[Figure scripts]
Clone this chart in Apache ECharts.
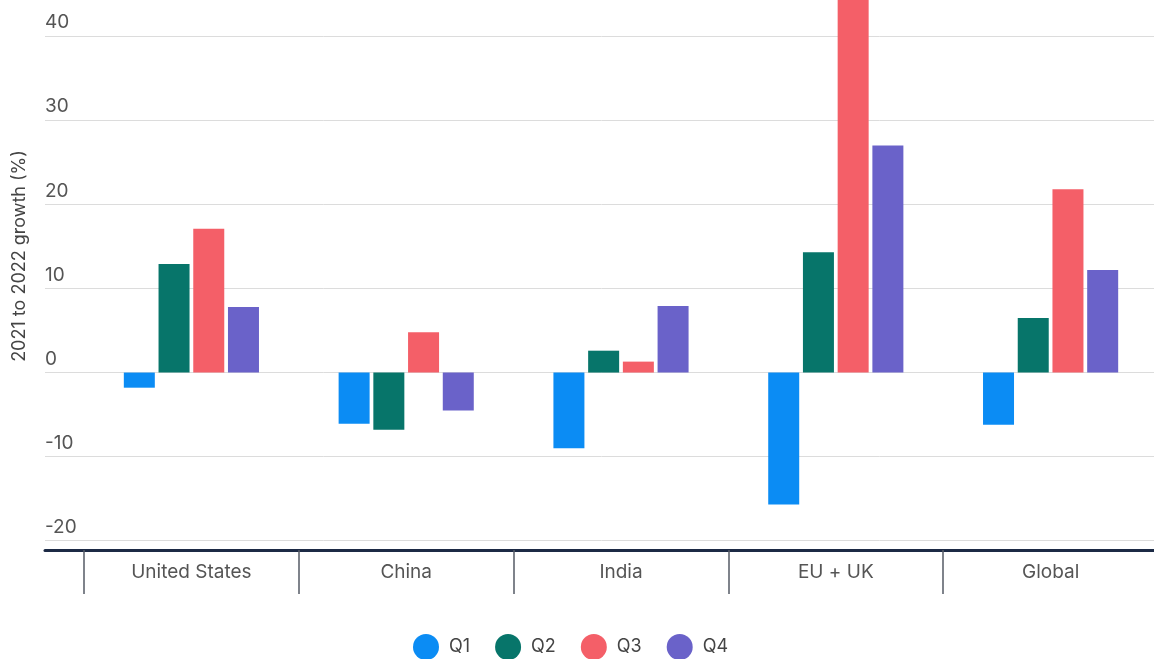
<!DOCTYPE html>
<html>
<head>
<meta charset="utf-8">
<script src="https://cdn.jsdelivr.net/npm/echarts@6/dist/echarts.min.js"></script>
<style>
html,body{margin:0;padding:0;background:#fff;overflow:hidden;width:1154px;height:659px;}
#chart{width:1158px;height:659px;}
</style>
</head>
<body>
<div id="chart"></div>
<script>
const categories = ['United States', 'China', 'India', 'EU + UK', 'Global'];
const seriesNames = ['Q1', 'Q2', 'Q3', 'Q4'];
const q1 = [-1.8, -6.1, -9.0, -15.7, -6.2];
const q2 = [12.9, -6.8, 2.6, 14.3, 6.5];
const q3 = [17.1, 4.8, 1.3, 46.0, 21.8];
const q4 = [7.8, -4.5, 7.9, 27.0, 12.2];
const colors = ['#0b8cf4', '#07756a', '#f45f68', '#6a62c9'];
const yTitle = '2021 to 2022 growth (%)';
const yMin = -21.1, yMax = 44.3;

const font = 'Inter, "Noto Sans", sans-serif';
const values = [q1, q2, q3, q4];

const chart = echarts.init(document.getElementById('chart'), null, {renderer: 'canvas'});
chart.setOption({
  backgroundColor: '#fff',
  animation: false,
  textStyle: {fontFamily: font},
  grid: [
    {left: 84, right: 0, top: 0, bottom: 109},
    {left: 45, right: 0, top: 0, bottom: 109}
  ],
  xAxis: [
    {
      type: 'category', gridIndex: 0, data: categories,
      axisLine: {show: false, onZero: false},
      axisTick: {show: true, length: 44, lineStyle: {color: '#555b66', width: 1.5}},
      axisLabel: {color: '#555', fontSize: 19, margin: 13, fontFamily: font},
      splitLine: {show: false}
    },
    {
      type: 'value', gridIndex: 1, min: 0, max: 1,
      axisLine: {show: true, onZero: false, lineStyle: {color: '#1c2a45', width: 3}},
      axisTick: {show: false}, axisLabel: {show: false}, splitLine: {show: false}
    }
  ],
  yAxis: [
    {type: 'value', gridIndex: 0, min: yMin, max: yMax, show: false, splitLine: {show: false}},
    {
      type: 'value', gridIndex: 1, min: yMin, max: yMax, splitNumber: 6,
      axisLine: {show: false}, axisTick: {show: false},
      axisLabel: {
        inside: true, margin: 0, color: '#555', fontSize: 19, fontFamily: font,
        verticalAlign: 'bottom', align: 'left', padding: [0, 0, 4, 0],
        showMinLabel: false, showMaxLabel: false
      },
      splitLine: {show: true, showMinLine: false, showMaxLine: false, lineStyle: {color: '#dcdcdc', width: 1}}
    }
  ],
  legend: {
    data: seriesNames, left: 413, top: 634, padding: 0, icon: 'circle',
    itemWidth: 26, itemHeight: 26, itemGap: 25,
    textStyle: {color: '#444', fontSize: 18, fontFamily: font, padding: [0, 0, 0, 5]}
  },
  graphic: [{
    type: 'text', x: 20, y: 256, rotation: Math.PI / 2,
    style: {text: yTitle, fill: '#444', font: '18px ' + font, textAlign: 'center', textVerticalAlign: 'middle'}
  }],
  series: seriesNames.map((n, i) => ({
    name: n, type: 'bar', xAxisIndex: 0, yAxisIndex: 0,
    data: values[i], barWidth: 31, barGap: '12%',
    itemStyle: {color: colors[i]}
  }))
});
</script>
</body>
</html>
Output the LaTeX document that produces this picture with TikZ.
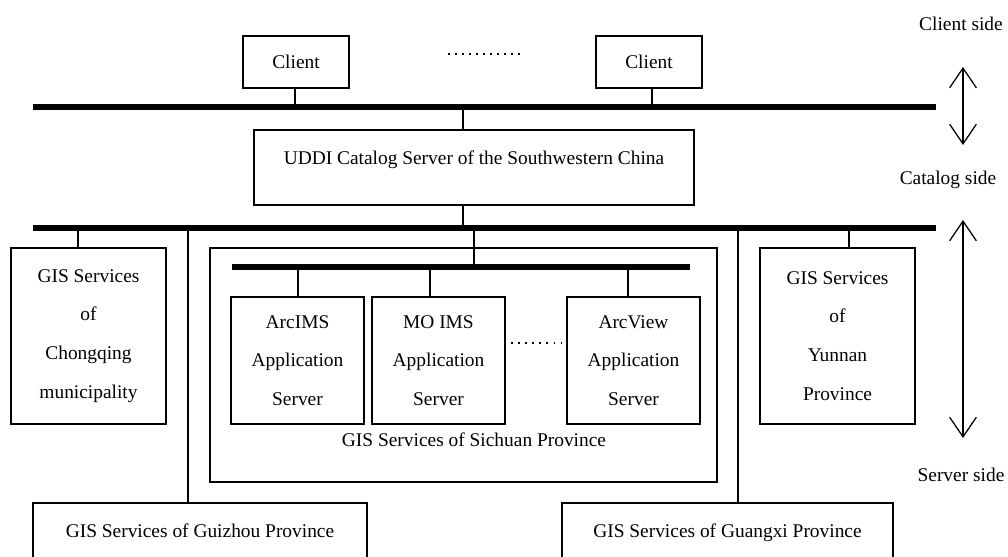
\documentclass[tikz,border=0pt]{standalone}
\usepackage{fontspec}
\setmainfont{Liberation Serif}
\usetikzlibrary{arrows.meta}

\tikzset{
  px size/.style 2 args={minimum width=#1*0.025cm, minimum height=#2*0.025cm},
  box/.style={draw, line width=1pt, inner sep=0pt, align=center,
    font=\fontsize{13.8}{27.6}\selectfont},
  lbl/.style={inner sep=0pt, font=\fontsize{13.8}{16}\selectfont},
  bus/.style={line width=4.3pt},
  link/.style={line width=2pt},
  thinlink/.style={line width=1.5pt},
  dots/.style={line width=1.2pt, dash pattern=on 1.2pt off 3.8pt},
  updown/.style={{Straight Barb[length=14pt,width=19pt]}-{Straight Barb[length=14pt,width=19pt]}, line width=0.9pt},
}

\begin{document}
\begin{tikzpicture}[x=0.025cm, y=-0.025cm]
    \useasboundingbox (0,0) rectangle (1008,557);
    \clip (0,0) rectangle (1008,557);

    % Buses
    \coordinate (topL) at (33,107);  \coordinate (topR) at (936,107);
    \coordinate (midL) at (33,228);  \coordinate (midR) at (936,228);
    \coordinate (inL) at (232,267);  \coordinate (inR) at (690,267);
    \draw[bus] (topL) -- (topR);
    \draw[bus] (midL) -- (midR);
    \draw[bus] (inL) -- (inR);

    % Client side
    \node[box, px size={106}{52}] (cl1) at (296,62) {Client};
    \node[box, px size={106}{52}] (cl2) at (649,62) {Client};
    \coordinate (dotsL) at (448,54); \coordinate (dotsR) at (520,54);
    \draw[dots] (dotsL) -- (dotsR);
    \foreach \x/\n in {295/cl1, 652/cl2}{
        \draw[thinlink] (\n.south -| \x,0) -- (\x,0 |- topL);
    }

    % Catalog server
    \node[box, px size={440}{75}] (uddi) at (474,167.5) {};
    \node[lbl] (uddiL) at (474,160) {UDDI Catalog Server of the Southwestern China};
    \draw[link] (463,0 |- topL) -- (uddi.north -| 463,0);
    \draw[link] (uddi.south -| 463,0) -- (463,0 |- midL);

    % Provinces
    \node[box, px size={155}{176}] (cq) at (88.5,336) {GIS Services\\of\\Chongqing\\municipality};
    \node[box, px size={155}{176}] (yn) at (837.5,336) {GIS Services\\of\\Yunnan\\Province};
    \node[box, px size={334}{59}, text height=9.5pt, text depth=3pt] (gz) at (200,532.5) {GIS Services of Guizhou Province};
    \node[box, px size={331}{59}, text height=9.5pt, text depth=3pt] (gx) at (727.5,532.5) {GIS Services of Guangxi Province};
    \foreach \x/\n in {78/cq, 849/yn, 188/gz, 738/gx}{
        \draw[link] (\x,0 |- midL) -- (\n.north -| \x,0);
    }

    % Sichuan
    \node[box, px size={507}{234}] (sc) at (463.5,365) {};
    \node[lbl] (scL) at (474,440) {GIS Services of Sichuan Province};
    \node[box, px size={133}{127}] (ims) at (297.5,360.5) {ArcIMS\\Application\\Server};
    \node[box, px size={133}{127}] (mo) at (438.5,360.5) {MO IMS\\Application\\Server};
    \node[box, px size={133}{127}] (av) at (633.5,360.5) {ArcView\\Application\\Server};
    \draw[dots] ([xshift=4pt]mo.east |- 0,343) -- ([xshift=-3pt]av.west |- 0,343);
    \draw[link] (474,0 |- midL) -- (474,0 |- inL);
    \foreach \x/\n in {298/ims, 430/mo, 628/av}{
        \draw[link] (\x,0 |- inL) -- (\n.north -| \x,0);
    }

    % Sides
    \node[lbl] (cside) at (961,24) {Client side};
    \node[lbl] (catside) at (948,180) {Catalog side};
    \node[lbl] (sside) at (961,475) {Server side};
    \coordinate (a1) at (963,67);  \coordinate (a2) at (963,145);
    \coordinate (b1) at (963,220); \coordinate (b2) at (963,438);
    \draw[updown] (a1) -- (a2);
    \draw[updown] (b1) -- (b2);
\end{tikzpicture}
\end{document}
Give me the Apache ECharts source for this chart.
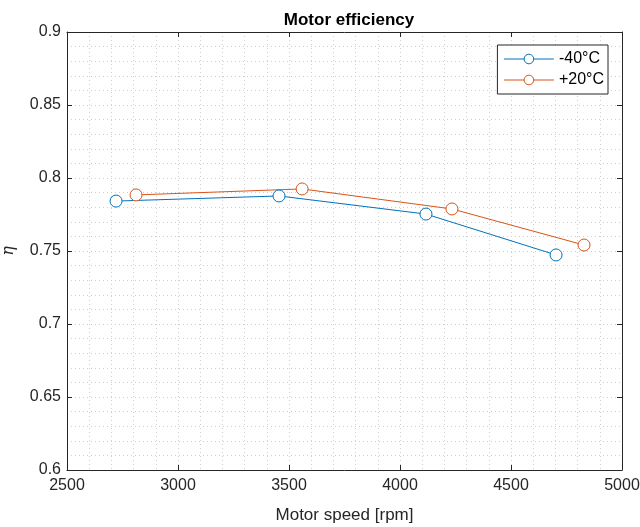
<!DOCTYPE html>
<html>
<head>
<meta charset="utf-8">
<script src="https://cdn.jsdelivr.net/npm/echarts@6/dist/echarts.min.js"></script>
<style>
  html, body { margin: 0; padding: 0; background: #ffffff; }
  #chart { width: 640px; height: 527px; }
</style>
</head>
<body>
<div id="chart"></div>
<script>
// Motor efficiency measured at two ambient temperatures
const speedCold = [2721, 3455, 4117, 4703];
const etaCold   = [0.7842, 0.7877, 0.7753, 0.7473];
const speedWarm = [2811, 3559, 4234, 4829];
const etaWarm   = [0.7884, 0.7925, 0.7788, 0.7541];
const seriesNames = ['-40°C', '+20°C'];
const seriesColors = ['#0072BD', '#D95319'];

const FONT = 'Liberation Sans, Arial, Helvetica, sans-serif';
const chart = echarts.init(document.getElementById('chart'), null, { renderer: 'canvas' });

const pairs = (xs, ys) => xs.map((x, i) => [x, ys[i]]);

const dotted = { show: true, lineStyle: { color: '#cfcfcf', type: [1, 3], width: 1 } };

const baseX = {
  type: 'value', min: 2500, max: 5000, interval: 500,
  axisLine: { show: true, onZero: false, lineStyle: { color: '#262626', width: 1 } },
  axisTick: { show: true, inside: true, length: 5, lineStyle: { color: '#262626' } },
  minorTick: { show: false, splitNumber: 5 },
  minorSplitLine: dotted
};
const baseY = {
  type: 'value', min: 0.6, max: 0.9, interval: 0.05,
  axisLine: { show: true, onZero: false, lineStyle: { color: '#262626', width: 1 } },
  axisTick: { show: true, inside: true, length: 5, lineStyle: { color: '#262626' } },
  minorTick: { show: false, splitNumber: 5 },
  minorSplitLine: dotted
};

// hollow circle markers with a thin outline
const makeSeries = (name, xs, ys, color) => ({
  name, type: 'line',
  data: pairs(xs, ys),
  symbol: 'circle', symbolSize: 12,
  color,
  lineStyle: { width: 1, color },
  itemStyle: { color: '#ffffff', borderColor: color, borderWidth: 1 }
});

chart.setOption({
  backgroundColor: '#ffffff',
  animation: false,
  title: {
    text: 'Motor efficiency',
    left: 344, top: 7, textAlign: 'center',
    textStyle: { fontFamily: FONT, fontSize: 17, fontWeight: 'bold', color: '#000' }
  },
  legend: {
    data: seriesNames,
    orient: 'vertical',
    right: 32, top: 45,
    itemWidth: 50, itemHeight: 12, itemGap: 5,
    padding: [6, 4, 6, 6],
    borderColor: '#262626', borderWidth: 1, borderRadius: 0,
    backgroundColor: '#ffffff',
    lineStyle: { width: 1 },
    itemStyle: { color: '#ffffff', borderWidth: 1 },
    textStyle: { fontFamily: FONT, fontSize: 16, color: '#000', padding: [0, 0, 0, 0] }
  },
  grid: { left: 67, right: 18, top: 32, bottom: 57, containLabel: false, outerBoundsMode: 'none' },
  xAxis: [
    Object.assign({}, baseX, {
      position: 'bottom',
      name: 'Motor speed [rpm]', nameLocation: 'middle', nameGap: 37,
      nameTextStyle: { fontFamily: FONT, fontSize: 17, color: '#262626' },
      axisLabel: { fontFamily: FONT, fontSize: 16, color: '#262626', margin: 8, formatter: v => String(v) },
      splitLine: dotted
    }),
    Object.assign({}, baseX, {
      position: 'top',
      axisLabel: { show: false },
      splitLine: { show: false }, minorSplitLine: { show: false }
    })
  ],
  yAxis: [
    Object.assign({}, baseY, {
      position: 'left',
      name: 'η', nameLocation: 'middle', nameGap: 50,
      nameTextStyle: { fontFamily: 'DejaVu Serif, serif', fontStyle: 'italic', fontSize: 16, color: '#262626' },
      axisLabel: {
        fontFamily: FONT, fontSize: 16, color: '#262626', margin: 6,
        formatter: v => String(Number(v.toFixed(2)))
      },
      splitLine: dotted
    }),
    Object.assign({}, baseY, {
      position: 'right',
      axisLabel: { show: false },
      splitLine: { show: false }, minorSplitLine: { show: false }
    })
  ],
  series: [
    makeSeries(seriesNames[0], speedCold, etaCold, seriesColors[0]),
    makeSeries(seriesNames[1], speedWarm, etaWarm, seriesColors[1])
  ]
});
</script>
</body>
</html>
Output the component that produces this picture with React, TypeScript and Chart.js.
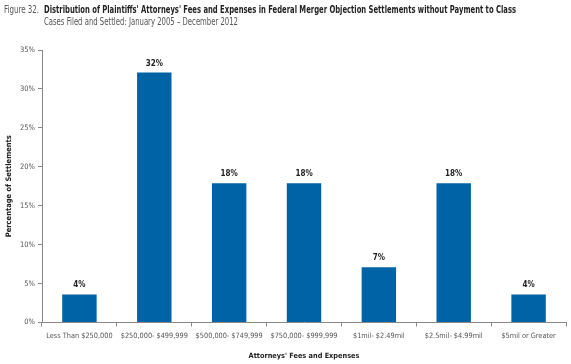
import React, { useEffect, useRef } from "react";
import { Chart, registerables } from "chart.js";
Chart.register(...registerables);

const categories = [
  "Less Than $250,000",
  "$250,000- $499,999",
  "$500,000- $749,999",
  "$750,000- $999,999",
  "$1mil- $2.49mil",
  "$2.5mil- $4.99mil",
  "$5mil or Greater",
];
const values = [3.6, 32.1, 17.9, 17.9, 7.1, 17.9, 3.6];
const valueLabels = ["4%", "32%", "18%", "18%", "7%", "18%", "4%"];
const yTicks = [0, 5, 10, 15, 20, 25, 30, 35];

const FONT = "'Liberation Sans Narrow', 'DejaVu Sans Condensed', 'Liberation Sans', sans-serif";

function fitText(ctx: any, text: string, x: number, y: number, width: number) {
  const w = ctx.measureText(text).width;
  ctx.save();
  ctx.translate(x, y);
  ctx.scale(width / w, 1);
  ctx.fillText(text, 0, 0);
  ctx.restore();
}

const titlePlugin = {
  id: "titlePlugin",
  afterDraw(chart: any) {
    const ctx = chart.ctx;
    ctx.save();
    ctx.textBaseline = "alphabetic";
    ctx.textAlign = "left";
    ctx.fillStyle = "#555";
    ctx.font = `10px ${FONT}`;
    fitText(ctx, "Figure 32.", 4, 13, 35);
    ctx.fillStyle = "#222";
    ctx.font = `bold 10px ${FONT}`;
    fitText(
      ctx,
      "Distribution of Plaintiffs' Attorneys' Fees and Expenses in Federal Merger Objection Settlements without Payment to Class",
      44,
      13,
      472
    );
    ctx.fillStyle = "#555";
    ctx.font = `10px ${FONT}`;
    fitText(ctx, "Cases Filed and Settled: January 2005 \u2013 December 2012", 44, 25, 194);
    ctx.restore();
  },
};

const valueLabelPlugin = {
  id: "valueLabelPlugin",
  afterDatasetsDraw(chart: any) {
    const ctx = chart.ctx;
    const meta = chart.getDatasetMeta(0);
    ctx.save();
    ctx.fillStyle = "#222";
    ctx.font = `bold 8px ${FONT}`;
    ctx.textAlign = "center";
    ctx.textBaseline = "alphabetic";
    meta.data.forEach((bar: any, i: number) => {
      ctx.fillText(valueLabels[i], bar.x, bar.y - 7);
    });
    ctx.restore();
  },
};

export default function App() {
  const ref = useRef<HTMLCanvasElement>(null);
  useEffect(() => {
    document.body.style.margin = "0";
    const chart = new Chart(ref.current!, {
      type: "bar",
      data: {
        labels: categories,
        datasets: [
          {
            data: values,
            backgroundColor: "#0063a6",
            categoryPercentage: 1,
            barPercentage: 0.46,
          },
        ],
      },
      options: {
        animation: false,
        responsive: false,
        maintainAspectRatio: false,
        layout: { padding: { left: 5, right: 5, top: 50, bottom: 4 } },
        plugins: {
          legend: { display: false },
          tooltip: { enabled: false },
          title: { display: false },
        },
        scales: {
          x: {
            grid: {
              offset: true,
              drawOnChartArea: false,
              drawTicks: true,
              tickLength: 4,
              color: "#888",
            },
            border: { color: "#888" },
            ticks: {
              color: "#555",
              font: { family: FONT, size: 7.3 },
              maxRotation: 0,
              autoSkip: false,
              padding: 5,
            },
            title: {
              display: true,
              text: "Attorneys' Fees and Expenses",
              color: "#222",
              font: { family: FONT, size: 7.3, weight: "bold" },
              padding: { top: 6, bottom: 0 },
            },
          },
          y: {
            min: 0,
            max: 35,
            afterBuildTicks(scale: any) {
              scale.ticks = yTicks.map((v) => ({ value: v }));
            },
            afterFit(scale: any) {
              scale.width = 37;
            },
            grid: {
              drawOnChartArea: false,
              drawTicks: true,
              tickLength: 4,
              color: "#888",
            },
            border: { color: "#888" },
            ticks: {
              color: "#555",
              font: { family: FONT, size: 7.5 },
              padding: 3,
              callback: (v: any) => `${v}%`,
            },
            title: {
              display: true,
              text: "Percentage of Settlements",
              color: "#222",
              font: { family: FONT, size: 7.5, weight: "bold" },
              padding: { top: 0, bottom: 2 },
            },
          },
        },
      },
      plugins: [titlePlugin, valueLabelPlugin],
    });
    return () => chart.destroy();
  }, []);
  return (
    <div style={{ position: "absolute", left: 0, top: 0, width: 571, height: 364, background: "#fff" }}>
      <canvas ref={ref} width={571} height={364} style={{ width: 571, height: 364 }} />
    </div>
  );
}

- **Instruction**
Return exactly what appears from the opening line of the material through the line with "const yMin = -21.1, yMax = 44.3;", apart from the pictures.

- **Solution to this problem**
Clone this chart in Apache ECharts.
<!DOCTYPE html>
<html>
<head>
<meta charset="utf-8">
<script src="https://cdn.jsdelivr.net/npm/echarts@6/dist/echarts.min.js"></script>
<style>
html,body{margin:0;padding:0;background:#fff;overflow:hidden;width:1154px;height:659px;}
#chart{width:1158px;height:659px;}
</style>
</head>
<body>
<div id="chart"></div>
<script>
const categories = ['United States', 'China', 'India', 'EU + UK', 'Global'];
const seriesNames = ['Q1', 'Q2', 'Q3', 'Q4'];
const q1 = [-1.8, -6.1, -9.0, -15.7, -6.2];
const q2 = [12.9, -6.8, 2.6, 14.3, 6.5];
const q3 = [17.1, 4.8, 1.3, 46.0, 21.8];
const q4 = [7.8, -4.5, 7.9, 27.0, 12.2];
const colors = ['#0b8cf4', '#07756a', '#f45f68', '#6a62c9'];
const yTitle = '2021 to 2022 growth (%)';
const yMin = -21.1, yMax = 44.3;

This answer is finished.